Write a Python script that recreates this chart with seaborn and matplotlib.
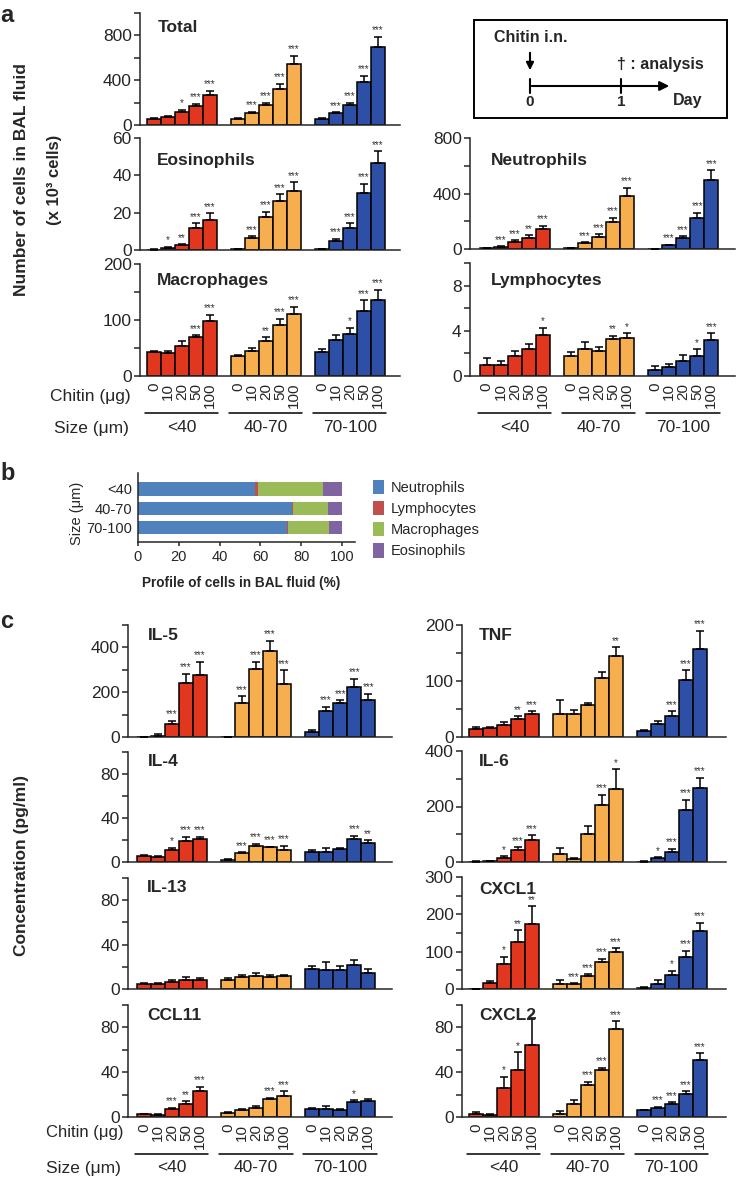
import numpy as np
import pandas as pd
import matplotlib
matplotlib.use("Agg")
import matplotlib.pyplot as plt
from matplotlib.patches import Patch, Rectangle
import seaborn as sns

sizes = ["<40", "40-70", "70-100"]
doses = ["0", "10", "20", "50", "100"]
size_colors = ["#E1371F", "#F6AE4E", "#2D4FA5"]

# ---- a: number of cells in BAL fluid (x 10^3), rows = size groups
total_mean = [[53, 74, 115, 172, 272], [56, 107, 178, 323, 542], [56, 104, 181, 382, 699]]
total_sem = [[6, 4, 22, 18, 34], [6, 11, 20, 47, 77], [9, 9, 17, 59, 89]]
total_sig = [["", "", "*", "***", "***"], ["", "***", "***", "***", "***"], ["", "***", "***", "***", "***"]]

eos_mean = [[0.2, 1.2, 2.5, 12, 16.3], [0.3, 6.5, 17.6, 26, 31.5], [0.3, 5, 11.8, 30.5, 46.8]]
eos_sem = [[0.1, 0.6, 0.7, 2.3, 3.4], [0.1, 1.0, 3.0, 3.9, 4.9], [0.1, 1.0, 2.5, 5.0, 6.2]]
eos_sig = [["", "*", "**", "***", "***"], ["", "***", "***", "***", "***"], ["", "***", "***", "***", "***"]]

mac_mean = [[42, 41, 54, 69, 98], [36, 44, 62, 91, 110], [42, 65, 75, 116, 136]]
mac_sem = [[3, 4, 9, 4, 11], [2, 6, 7, 11, 14], [6, 9, 11, 19, 18]]
mac_sig = [["", "", "", "***", "***"], ["", "", "**", "***", "***"], ["", "", "*", "***", "***"]]

neu_mean = [[7, 16, 47, 82, 147], [5, 44, 86, 196, 380], [2, 28, 82, 221, 496]]
neu_sem = [[2, 3, 18, 16, 21], [2, 5, 19, 28, 63], [1, 4, 9, 42, 70]]
neu_sig = [["", "***", "***", "**", "***"], ["", "***", "***", "***", "***"], ["", "***", "***", "***", "***"]]

lym_mean = [[0.95, 0.95, 1.76, 2.35, 3.63], [1.79, 2.35, 2.23, 3.24, 3.33], [0.57, 0.8, 1.34, 1.79, 3.15]]
lym_sem = [[0.6, 0.4, 0.47, 0.45, 0.66], [0.35, 0.69, 0.36, 0.33, 0.45], [0.29, 0.3, 0.51, 0.56, 0.63]]
lym_sig = [["", "", "", "", "*"], ["", "", "", "**", "*"], ["", "", "", "*", "***"]]

# ---- b: profile of cells (%)
cell_types = ["Neutrophils", "Lymphocytes", "Macrophages", "Eosinophils"]
cell_colors = ["#4F81BD", "#C0504D", "#9BBB59", "#8064A2"]
neu_pct = [57.4, 75.3, 73.2]
lym_pct = [1.3, 0.5, 0.5]
mac_pct = [32.1, 17.5, 19.9]
eos_pct = [9.2, 6.7, 6.4]

# ---- c: concentration (pg/ml)
il5_mean = [[0, 6, 60, 243, 276], [0, 154, 303, 385, 237], [22, 117, 151, 225, 165]]
il5_sem = [[0, 9, 12, 39, 60], [0, 29, 34, 45, 60], [11, 18, 12, 36, 28]]
il5_sig = [["", "", "***", "***", "***"], ["", "***", "***", "***", "***"], ["", "***", "***", "***", "***"]]

il4_mean = [[5.1, 4.5, 10.5, 19.2, 20.7], [2, 8, 15, 13.5, 11], [9, 9, 11.7, 20.7, 17.7]]
il4_sem = [[0.9, 1.2, 2.5, 3.8, 2.3], [0.5, 1.0, 1.5, 0.5, 3.7], [1.5, 3.6, 0.6, 3.3, 2.3]]
il4_sig = [["", "", "*", "***", "***"], ["", "***", "***", "***", "***"], ["", "", "", "***", "**"]]

il13_mean = [[4.5, 4.5, 6.3, 8.4, 8.4], [7.8, 10.7, 12, 10.7, 11.3], [18.2, 17.3, 17.3, 22, 14.3]]
il13_sem = [[1.2, 0.9, 1.5, 2.3, 1.5], [1.8, 2.1, 2.3, 2.1, 0.9], [2.8, 6.7, 3.7, 4, 3.7]]
il13_sig = [["", "", "", "", ""], ["", "", "", "", ""], ["", "", "", "", ""]]

ccl11_mean = [[2.4, 2.1, 7.2, 11.3, 23], [3.6, 6, 8.4, 15.8, 18.8], [7.2, 6.9, 6.6, 13.1, 14]]
ccl11_sem = [[0.5, 0.5, 1.2, 3, 3.9], [0.9, 1.5, 1.5, 1.5, 4.2], [0.8, 2.7, 0.9, 1.8, 2.4]]
ccl11_sig = [["", "", "***", "**", "***"], ["", "", "", "***", "***"], ["", "", "", "*", ""]]

tnf_mean = [[15, 16, 22, 32, 41], [41, 41, 57, 105, 144], [10, 23, 38, 102, 158]]
tnf_sem = [[3, 2.5, 5, 5, 5], [25, 7, 4, 11, 16], [2, 6, 8, 17, 32]]
tnf_sig = [["", "", "", "**", "***"], ["", "", "", "", "**"], ["", "", "***", "***", "***"]]

il6_mean = [[1, 2, 16, 44, 80], [29, 11, 101, 206, 262], [1, 14, 36, 188, 266]]
il6_sem = [[1, 2, 4, 9, 16], [21, 3, 29, 36, 73], [1, 4, 11, 36, 38]]
il6_sig = [["", "", "*", "***", "***"], ["", "", "", "***", "*"], ["", "*", "***", "***", "***"]]

cxcl1_mean = [[1, 16, 67, 126, 175], [14, 14, 34, 73, 99], [3, 13, 38, 87, 156]]
cxcl1_sem = [[0, 6, 19, 32, 47], [9, 2, 6, 8, 10], [1.5, 12, 11, 16, 22]]
cxcl1_sig = [["", "", "*", "**", "**"], ["", "***", "***", "***", "***"], ["", "", "*", "***", "***"]]

cxcl2_mean = [[3, 1.5, 26, 42, 64], [3, 12, 29, 42, 79], [6, 8.4, 12, 20.3, 51]]
cxcl2_sem = [[1.2, 0.9, 10, 16, 24], [2.4, 3.5, 2.3, 1.9, 6.7], [0.6, 0.6, 1, 2.7, 5.7]]
cxcl2_sig = [["", "", "*", "*", ""], ["", "", "***", "***", "***"], ["", "***", "***", "***", "***"]]


sns.set_style("ticks")
plt.rcParams["font.family"] = ["Liberation Sans", "DejaVu Sans"]
plt.rcParams["axes.linewidth"] = 1.1

W, H = 736, 1180
fig = plt.figure(figsize=(W / 100, H / 100), dpi=100)

# overlay in pixel coordinates for labels and the schematic
ov = fig.add_axes([0, 0, 1, 1], zorder=5)
ov.set_xlim(0, W)
ov.set_ylim(H, 0)
ov.axis("off")


def px_axes(x0, y0, x1, y1):
    return fig.add_axes([x0 / W, 1 - y1 / H, (x1 - x0) / W, (y1 - y0) / H])


def bar_panel(box, xlim, mean, sem, sig, ymax, ystep, labelled, title, title_xy, doses_below=False):
    ax = px_axes(*box)
    rows = []
    for g, size in enumerate(sizes):
        for i in range(len(doses)):
            rows.append({"pos": g * 6 + i, "value": mean[g][i], "sem": sem[g][i],
                         "sig": sig[g][i], "size": size})
    df = pd.DataFrame(rows)
    sns.barplot(data=df, x="pos", y="value", hue="size", hue_order=sizes,
                palette=dict(zip(sizes, size_colors)), native_scale=True, dodge=False,
                width=1.0, saturation=1, errorbar=None, edgecolor="black",
                linewidth=1.1, legend=False, ax=ax)
    ax.errorbar(df["pos"], df["value"], yerr=[np.zeros(len(df)), df["sem"]], fmt="none",
                ecolor="black", elinewidth=1.1, capsize=3, capthick=1.1, zorder=3)
    for _, r in df.iterrows():
        if r["sig"]:
            ax.annotate(r["sig"], (r["pos"], r["value"] + r["sem"]), xytext=(0, 1),
                        textcoords="offset points", ha="center", va="bottom",
                        fontsize=7, color="#333333")
    ax.set_xlim(*xlim)
    ax.set_ylim(0, ymax)
    ticks = np.arange(0, ymax + ystep / 2, ystep)
    ax.set_yticks(ticks)
    ax.set_yticklabels([f"{t:g}" if t in labelled else "" for t in ticks], fontsize=12.5)
    ax.tick_params(axis="y", length=4, width=1.1, pad=2)
    if doses_below:
        ax.set_xticks(df["pos"])
        ax.set_xticklabels(doses * 3, rotation=90, fontsize=11)
        ax.tick_params(axis="x", length=0, pad=5)
    else:
        ax.set_xticks([])
    ax.set_xlabel("")
    ax.set_ylabel("")
    sns.despine(ax=ax)
    ov.text(title_xy[0], title_xy[1], title, fontsize=12.5, fontweight="bold", ha="left", va="center")
    return ax


def group_labels(box, xlim, line_y, text_y):
    scale = (box[2] - box[0]) / (xlim[1] - xlim[0])
    for g, size in enumerate(sizes):
        xa = box[0] + (g * 6 - 0.65 - xlim[0]) * scale
        xb = box[0] + (g * 6 + 4.6 - xlim[0]) * scale
        ov.plot([xa, xb], [line_y, line_y], color="black", lw=1.1)
        ov.text((xa + xb) / 2, text_y, size, fontsize=12.5, ha="center", va="center")


# ---------------- panel a
xl_aL = (-1.0, 17.57)
xl_aR = (-1.2, 17.7)
bar_panel((140, 13, 400, 125), xl_aL, total_mean, total_sem, total_sig, 1000, 200, [0, 400, 800], "Total", (158, 27))
bar_panel((140, 138, 400, 250), xl_aL, eos_mean, eos_sem, eos_sig, 60, 20, [0, 20, 40, 60], "Eosinophils", (157, 160))
bar_panel((140, 264, 400, 376), xl_aL, mac_mean, mac_sem, mac_sig, 200, 50, [0, 100, 200], "Macrophages", (157, 280), True)
bar_panel((470, 138, 735, 249), xl_aR, neu_mean, neu_sem, neu_sig, 800, 200, [0, 400, 800], "Neutrophils", (491, 160))
bar_panel((470, 263, 735, 376), xl_aR, lym_mean, lym_sem, lym_sig, 10, 2, [0, 4, 8], "Lymphocytes", (491, 281), True)
group_labels((140, 264, 400, 376), xl_aL, 413, 428)
group_labels((470, 263, 735, 376), xl_aR, 413, 428)
ov.text(131, 397, "Chitin (\u03bcg)", fontsize=12.5, ha="right", va="center")
ov.text(129, 428, "Size (\u03bcm)", fontsize=12.5, ha="right", va="center")
ov.text(22, 180, "Number of cells in BAL fluid", fontsize=12.5, fontweight="bold",
        rotation=90, ha="center", va="center")
ov.text(54, 180, "(x 10\u00b3 cells)", fontsize=12, fontweight="bold",
        rotation=90, ha="center", va="center")

# schematic
ov.add_patch(Rectangle((474, 20), 253, 98, fill=False, lw=1.4, ec="black"))
ov.text(494, 38, "Chitin i.n.", fontsize=11.5, fontweight="bold", ha="left", va="center")
ov.annotate("", xy=(530, 73), xytext=(530, 50),
            arrowprops=dict(arrowstyle="-|>", lw=1.5, color="black", mutation_scale=11))
ov.annotate("", xy=(672, 86), xytext=(529, 86),
            arrowprops=dict(arrowstyle="-|>", lw=1.5, color="black", mutation_scale=14))
ov.plot([530, 530], [79, 93], color="black", lw=1.5)
ov.plot([621, 621], [79, 93], color="black", lw=1.5)
ov.text(530, 102, "0", fontsize=11, fontweight="bold", ha="center", va="center")
ov.text(621, 102, "1", fontsize=11, fontweight="bold", ha="center", va="center")
ov.text(688, 101, "Day", fontsize=11.5, fontweight="bold", ha="center", va="center")
ov.text(617, 65, "\u2020 : analysis", fontsize=11.5, fontweight="bold", ha="left", va="center")

# ---------------- panel b
ax_b = px_axes(138, 473, 355, 542)
cum = np.cumsum([neu_pct, lym_pct, mac_pct, eos_pct], axis=0)
for k in reversed(range(len(cell_types))):
    dfb = pd.DataFrame({"size": sizes, "pct": cum[k]})
    sns.barplot(data=dfb, x="pct", y="size", order=sizes, orient="h", color=cell_colors[k],
                saturation=1, width=0.7, errorbar=None, linewidth=0, ax=ax_b)
ax_b.set_xlim(0, 106.4)
ax_b.set_ylim(2.75, -0.83)
ax_b.set_xticks(np.arange(0, 101, 20))
ax_b.set_xticklabels([f"{v}" for v in range(0, 101, 20)], fontsize=10.5)
ax_b.set_yticks(range(3))
ax_b.set_yticklabels(sizes, fontsize=10.5)
ax_b.tick_params(axis="y", length=0, pad=4)
ax_b.tick_params(axis="x", length=3, width=1.1, pad=3)
ax_b.set_xlabel("")
ax_b.set_ylabel("")
sns.despine(ax=ax_b)
ov.text(241, 583, "Profile of cells in BAL fluid (%)", fontsize=9.8, fontweight="bold",
        ha="center", va="center")
ov.text(77, 513, "Size (\u03bcm)", fontsize=10.5, rotation=90, ha="center", va="center")
handles = [Patch(facecolor=c, edgecolor="none") for c in cell_colors]
fig.legend(handles, cell_types, loc="upper left", bbox_to_anchor=(373 / W, 1 - 480 / H),
           frameon=False, borderpad=0, borderaxespad=0, handlelength=0.75, handleheight=1.15,
           handletextpad=0.5, labelspacing=0.4, prop={"size": 10.5})

# ---------------- panel c
xl_cL = (-1.14, 17.7)
xl_cR = (-1.0, 17.86)
bar_panel((128, 625, 392, 737), xl_cL, il5_mean, il5_sem, il5_sig, 500, 100, [0, 200, 400], "IL-5", (148, 635))
bar_panel((128, 752, 392, 862), xl_cL, il4_mean, il4_sem, il4_sig, 100, 20, [0, 40, 80], "IL-4", (148, 762))
bar_panel((128, 878, 392, 989), xl_cL, il13_mean, il13_sem, il13_sig, 100, 20, [0, 40, 80], "IL-13", (147, 888))
bar_panel((128, 1005, 392, 1117), xl_cL, ccl11_mean, ccl11_sem, ccl11_sig, 100, 20, [0, 40, 80], "CCL11", (147, 1016), True)
bar_panel((462, 625, 726, 737), xl_cR, tnf_mean, tnf_sem, tnf_sig, 200, 50, [0, 100, 200], "TNF", (479, 635))
bar_panel((462, 751, 726, 862), xl_cR, il6_mean, il6_sem, il6_sig, 400, 100, [0, 200, 400], "IL-6", (479, 762))
bar_panel((462, 877, 726, 989), xl_cR, cxcl1_mean, cxcl1_sem, cxcl1_sig, 300, 50, [0, 100, 200, 300], "CXCL1", (479, 889))
bar_panel((462, 1005, 726, 1117), xl_cR, cxcl2_mean, cxcl2_sem, cxcl2_sig, 100, 20, [0, 40, 80], "CXCL2", (479, 1015), True)
group_labels((128, 1005, 392, 1117), xl_cL, 1154, 1168)
group_labels((462, 1005, 726, 1117), xl_cR, 1154, 1168)
ov.text(124, 1132, "Chitin (\u03bcg)", fontsize=12, ha="right", va="center")
ov.text(121, 1168, "Size (\u03bcm)", fontsize=12.5, ha="right", va="center")
ov.text(22, 865, "Concentration (pg/ml)", fontsize=12.5, fontweight="bold",
        rotation=90, ha="center", va="center")

# panel letters
ov.text(0, 15, "a", fontsize=17, fontweight="bold", ha="left", va="center")
ov.text(0, 473, "b", fontsize=17, fontweight="bold", ha="left", va="center")
ov.text(0, 622, "c", fontsize=17, fontweight="bold", ha="left", va="center")

fig.savefig("out.png", dpi=100)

++++

◆ **PROBLEM DESCRIPTION**: Reproduce the data above word for word from its first line through the line that holds "import seaborn as sns", both ends included; skip pictures.

◆ **FINISHED ANSWER**:
Write a Python script that recreates this chart with seaborn and matplotlib.
import numpy as np
import pandas as pd
import matplotlib
matplotlib.use("Agg")
import matplotlib.pyplot as plt
from matplotlib.patches import Patch, Rectangle
import seaborn as sns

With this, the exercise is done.